Уже из этих двух, приведенных мною «примеров» видно, что существование государства и правительства, пока что, имеет-таки свою raison d’etre113 и что Лев Николаевич слишком преувеличивал высоту того нравственного уровня, на котором стоит человечество. Высокие и благородные люди, пламенные идеалисты, каким был Толстой, обычно и о других думают как о равных себе, и вот в том-то все горе, что на деле этого нет. Людская, злая стихия без государства разыгралась бы, вероятно, так, что перед этим стушевались бы все преступления государства. Потому-то из двух зол и приходится, действительно, выбирать меньшее, – только не анархию, а именно государство. Да, это – сила. Да, к сожалению, это – сила, которая иногда стесняет добрых. Но она же и сила, которая вяжет злых и оберегает родные пределы от внешних нападений.

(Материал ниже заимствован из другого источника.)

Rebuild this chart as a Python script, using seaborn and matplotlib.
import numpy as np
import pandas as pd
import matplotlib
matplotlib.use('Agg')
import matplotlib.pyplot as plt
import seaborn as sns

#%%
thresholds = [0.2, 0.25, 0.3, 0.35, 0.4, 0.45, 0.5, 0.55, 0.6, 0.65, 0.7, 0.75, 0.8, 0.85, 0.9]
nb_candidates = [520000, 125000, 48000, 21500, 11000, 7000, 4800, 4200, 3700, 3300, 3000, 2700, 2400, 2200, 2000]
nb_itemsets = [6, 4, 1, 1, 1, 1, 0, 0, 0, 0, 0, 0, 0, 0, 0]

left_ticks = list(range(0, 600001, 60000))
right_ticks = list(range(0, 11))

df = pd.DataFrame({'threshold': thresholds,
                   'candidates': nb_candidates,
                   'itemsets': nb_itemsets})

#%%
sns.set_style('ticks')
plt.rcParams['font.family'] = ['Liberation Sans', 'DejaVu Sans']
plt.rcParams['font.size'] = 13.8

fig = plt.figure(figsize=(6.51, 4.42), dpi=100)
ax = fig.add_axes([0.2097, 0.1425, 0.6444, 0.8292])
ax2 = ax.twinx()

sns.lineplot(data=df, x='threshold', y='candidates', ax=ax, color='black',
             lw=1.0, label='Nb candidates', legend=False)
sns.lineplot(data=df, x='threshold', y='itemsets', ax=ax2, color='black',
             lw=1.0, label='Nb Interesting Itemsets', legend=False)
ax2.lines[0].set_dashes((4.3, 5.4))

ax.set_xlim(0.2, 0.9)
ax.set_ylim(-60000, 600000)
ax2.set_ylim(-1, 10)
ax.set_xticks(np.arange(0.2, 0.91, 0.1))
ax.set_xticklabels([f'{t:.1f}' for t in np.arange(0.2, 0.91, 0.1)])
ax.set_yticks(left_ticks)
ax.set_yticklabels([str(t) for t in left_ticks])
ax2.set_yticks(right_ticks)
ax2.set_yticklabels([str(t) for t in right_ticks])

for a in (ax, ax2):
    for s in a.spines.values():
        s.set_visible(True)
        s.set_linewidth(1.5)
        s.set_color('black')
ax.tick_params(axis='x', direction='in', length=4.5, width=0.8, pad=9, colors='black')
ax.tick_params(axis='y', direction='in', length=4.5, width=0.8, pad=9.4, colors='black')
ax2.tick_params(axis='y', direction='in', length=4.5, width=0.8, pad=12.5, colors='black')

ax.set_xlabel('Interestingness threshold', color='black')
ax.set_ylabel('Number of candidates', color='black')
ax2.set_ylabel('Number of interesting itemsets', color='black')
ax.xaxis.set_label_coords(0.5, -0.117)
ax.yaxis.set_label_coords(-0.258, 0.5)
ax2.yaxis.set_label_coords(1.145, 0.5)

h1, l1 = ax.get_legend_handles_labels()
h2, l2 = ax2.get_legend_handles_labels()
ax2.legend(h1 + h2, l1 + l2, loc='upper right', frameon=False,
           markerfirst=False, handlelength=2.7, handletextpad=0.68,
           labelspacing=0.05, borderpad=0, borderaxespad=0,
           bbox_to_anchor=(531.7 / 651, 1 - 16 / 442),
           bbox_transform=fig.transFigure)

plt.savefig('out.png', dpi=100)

Если уж не суждено нам отделаться совсем от темных, т. е. внушаемых безудержным животным эгоизмом проявлений нашего «я», то проявления эти, по крайней мере, должны быть дисциплинированы и введены в соответствующие рамки. Так возникает право.

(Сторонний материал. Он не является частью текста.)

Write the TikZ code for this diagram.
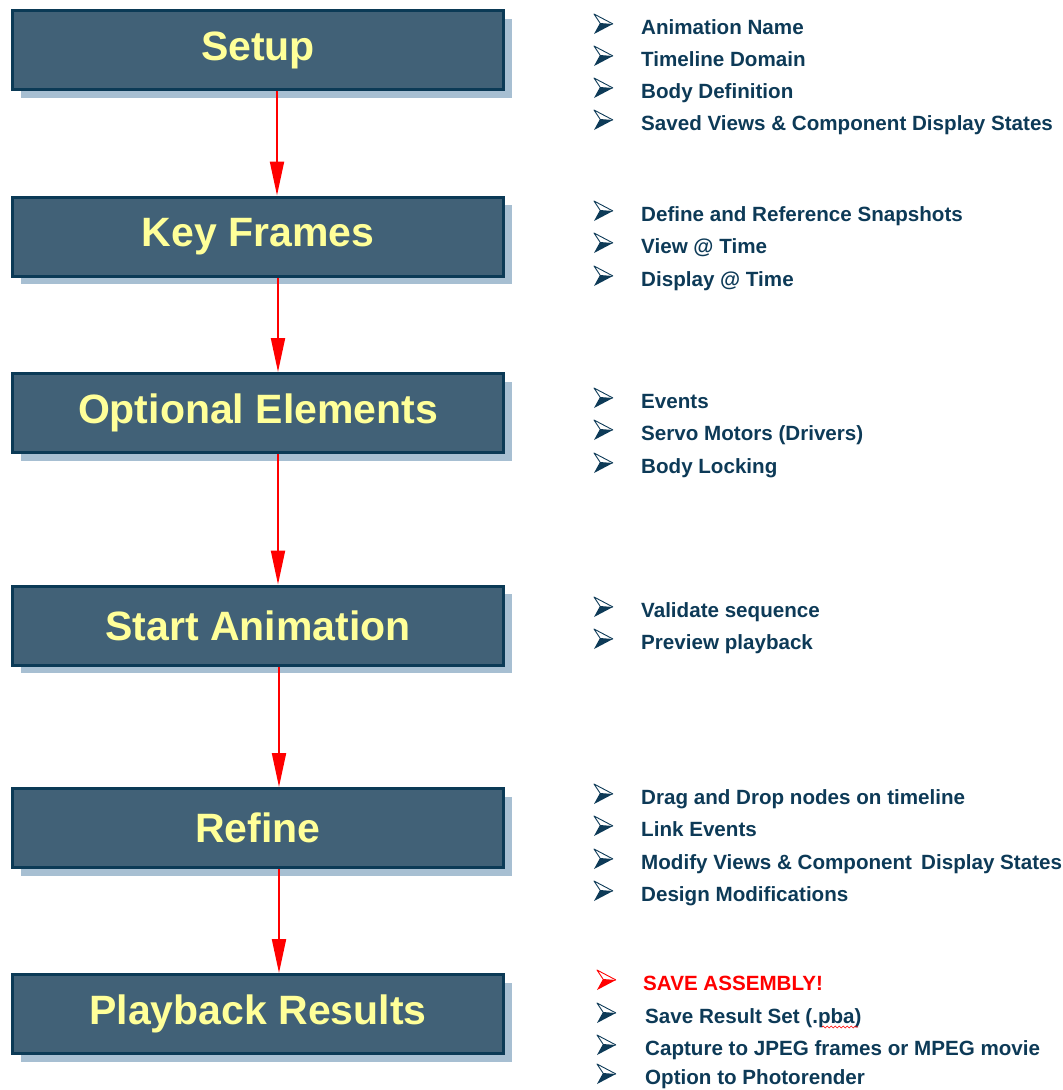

Поскольку общество непосредственно заинтересовано в поведении человека, оно, в целях самозащиты, организует контроль над его действиями. Целям этого контроля служат: законы об охране труда и трудовой собственности, об охране личности против оскорблений, институт брака, всевозможные полицейские и судебные установления и т. д., и т. д.